The home fires have stopped burning

Last Thursday, however, admiration in "Condit Country" turned sour when Levy's aunt told newspapers that her niece had provided her with an extensive account of a relationship with Condit. She described how the congressman had gone to great lengths to keep the liaison a secret and warned that he would stop seeing her if she told anyone.

The reaction at home has been one of shock and disappointment. "We all stood by him," said Valerie Cornwall, a former Condit intern and resident of near-by Turloc. "He has been a great leader and a loyal public servant. But this news has caught us all off guard. The entire region has been left out in the cold. This is no longer Condit Country, and that is a hard reality to face."

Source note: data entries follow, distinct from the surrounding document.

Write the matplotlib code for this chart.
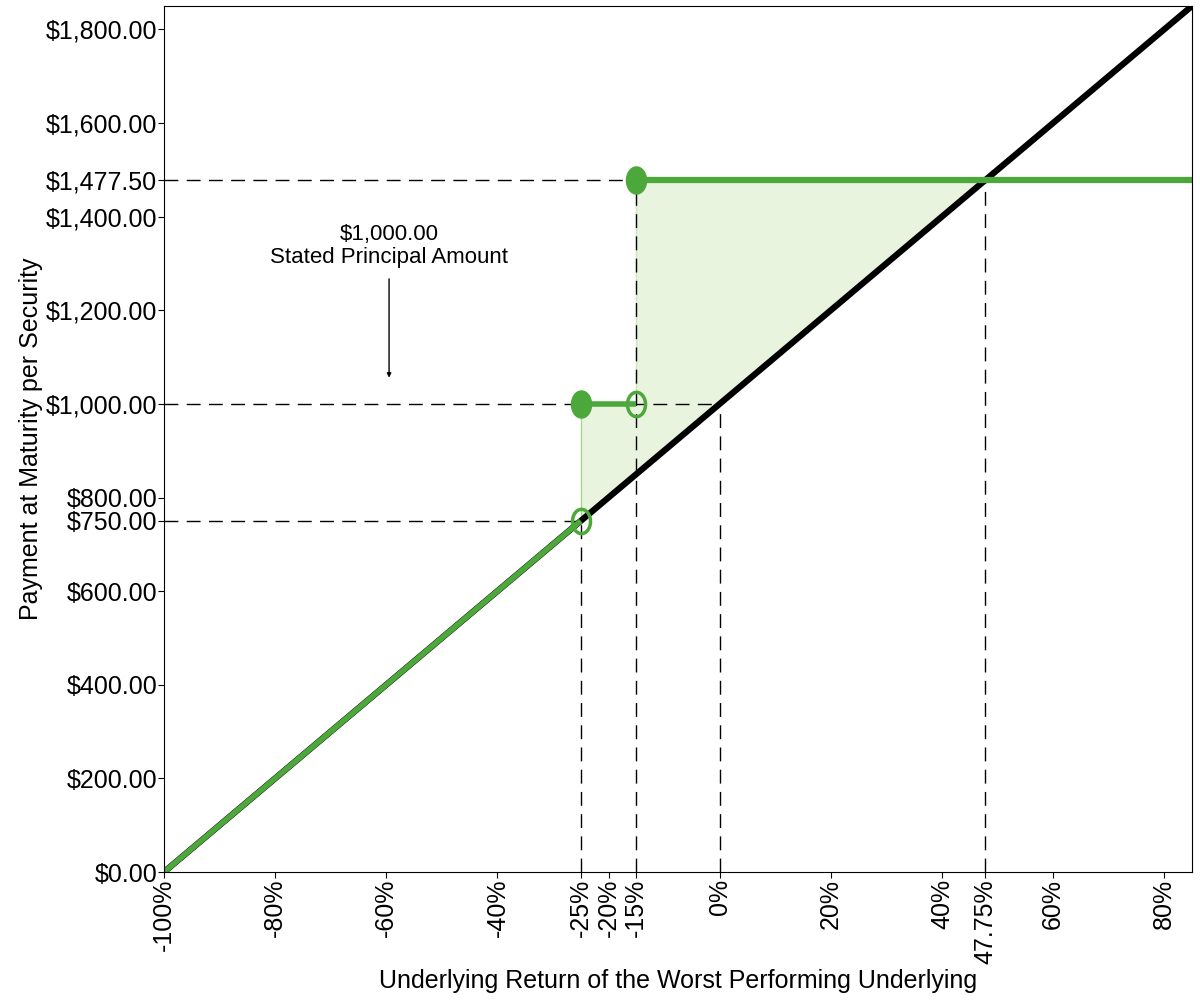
import numpy as np
import matplotlib.pyplot as plt
from matplotlib.path import Path

plt.rcParams['font.family'] = ['Liberation Sans', 'DejaVu Sans']

# underlying return (%) and payments
underlying_x = [-100, 85]
underlying_y = [0, 1850]
low_x = [-100, -25]
low_y = [0, 750]
mid_x = [-25, -15]
mid_y = [1000, 1000]
high_x = [-15, 85]
high_y = [1477.5, 1477.5]

xticks = [-100, -80, -60, -40, -25, -20, -15, 0, 20, 40, 47.75, 60, 80]
xtick_labels = ['-100%', '-80%', '-60%', '-40%', '-25%', '-20%', '-15%', '0%',
                '20%', '40%', '47.75%', '60%', '80%']
yticks = [0, 200, 400, 600, 750, 800, 1000, 1200, 1400, 1477.5, 1600, 1800]

green = '#4ca83a'
light = '#e9f4de'

t = np.linspace(0, 2 * np.pi, 60)
ell = Path(np.column_stack([np.cos(t), 1.35 * np.sin(t)]), closed=True)

fig = plt.figure(figsize=(12, 10), dpi=100)
ax = fig.add_axes([0.1367, 0.128, 0.8566, 0.866])

# shaded area between payment and underlying
ax.fill_between([-25, -15], [750, 850], [1000, 1000], color=light, lw=0)
ax.fill_between([-15, 47.75], [850, 1477.5], [1477.5, 1477.5], color=light, lw=0)
ax.plot([-25, -25], [750, 1000], color='#a6d68f', lw=1)
ax.plot([-15, -15], [1000, 1477.5], color='#cfe7c0', lw=1)

dash = dict(color='black', lw=1, dashes=(10, 6))
ax.plot([-100, 47.75], [1477.5, 1477.5], **dash)
ax.plot([47.75, 47.75], [0, 1477.5], **dash)
ax.plot([-15, -15], [0, 1477.5], **dash)
ax.plot([-100, 0], [1000, 1000], **dash)
ax.plot([0, 0], [0, 1000], **dash)
ax.plot([-100, -25], [750, 750], **dash)
ax.plot([-25, -25], [0, 750], **dash)

ax.plot(underlying_x, underlying_y, color='black', lw=4.5, solid_capstyle='butt')
ax.plot(low_x, low_y, color=green, lw=4, solid_capstyle='butt')
ax.plot(mid_x, mid_y, color=green, lw=4, solid_capstyle='butt')
ax.plot(high_x, high_y, color=green, lw=4.5, solid_capstyle='butt')

ax.plot([-25, -15], [1000, 1477.5], ls='none', marker=ell, ms=19.5,
        color=green, zorder=5)
ax.plot([-25, -15], [750, 1000], ls='none', marker=ell, ms=17.5,
        mfc='none', mec=green, mew=2.5, zorder=5)

ax.annotate('', xy=(-59.5, 1050), xytext=(-59.5, 1273),
            arrowprops=dict(arrowstyle='-|>', color='black', lw=1,
                            mutation_scale=6))
ax.text(-59.5, 1290, '$1,000.00\nStated Principal Amount', ha='center',
        va='bottom', fontsize=16, linespacing=1.15)

ax.set_xlim(-100, 85)
ax.set_ylim(0, 1850)
ax.set_xticks(xticks)
ax.set_xticklabels(xtick_labels, rotation=90, fontsize=18)
ax.set_yticks(yticks)
ax.set_yticklabels(['${:,.2f}'.format(v) for v in yticks], fontsize=18)
ax.tick_params(length=4, width=0.8, pad=1)
ax.set_xlabel('Underlying Return of the Worst Performing Underlying',
              fontsize=18, labelpad=4)
ax.set_ylabel('Payment at Maturity per Security', fontsize=18, labelpad=2)

fig.savefig('out.png', dpi=100)
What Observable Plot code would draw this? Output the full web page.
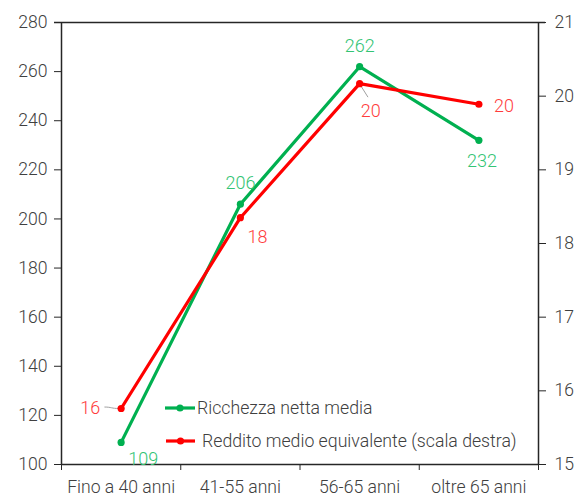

Certainly not everyone at home is abandoning the congressman. There are still those who believe that a government official's private life is of no significance in evaluating his or her work.

But privacy is not the major concern for most of Condit's constituents. As Catherine O'Brien wrote in a letter to the Modesto Bee: "The fact that Mr. Condit made a clear, deliberate decision to withhold information pertinent to the investigation raises questions in my mind as to the congressman's sense of ethics and morals, and leads me to ask whether he actually values another human being's life less than he values his political career."

Can Condit salvage his reputation and his job? "He is a masterful politician," Cornwall reminds us, "who just may have what it takes to win back his peoples' support. The elections are this November and that's a long time away."

Until then, Condit is facing a politician's hell of questions and raised eyebrows — in short, what feels suspiciously like the start of a new ice age back in California.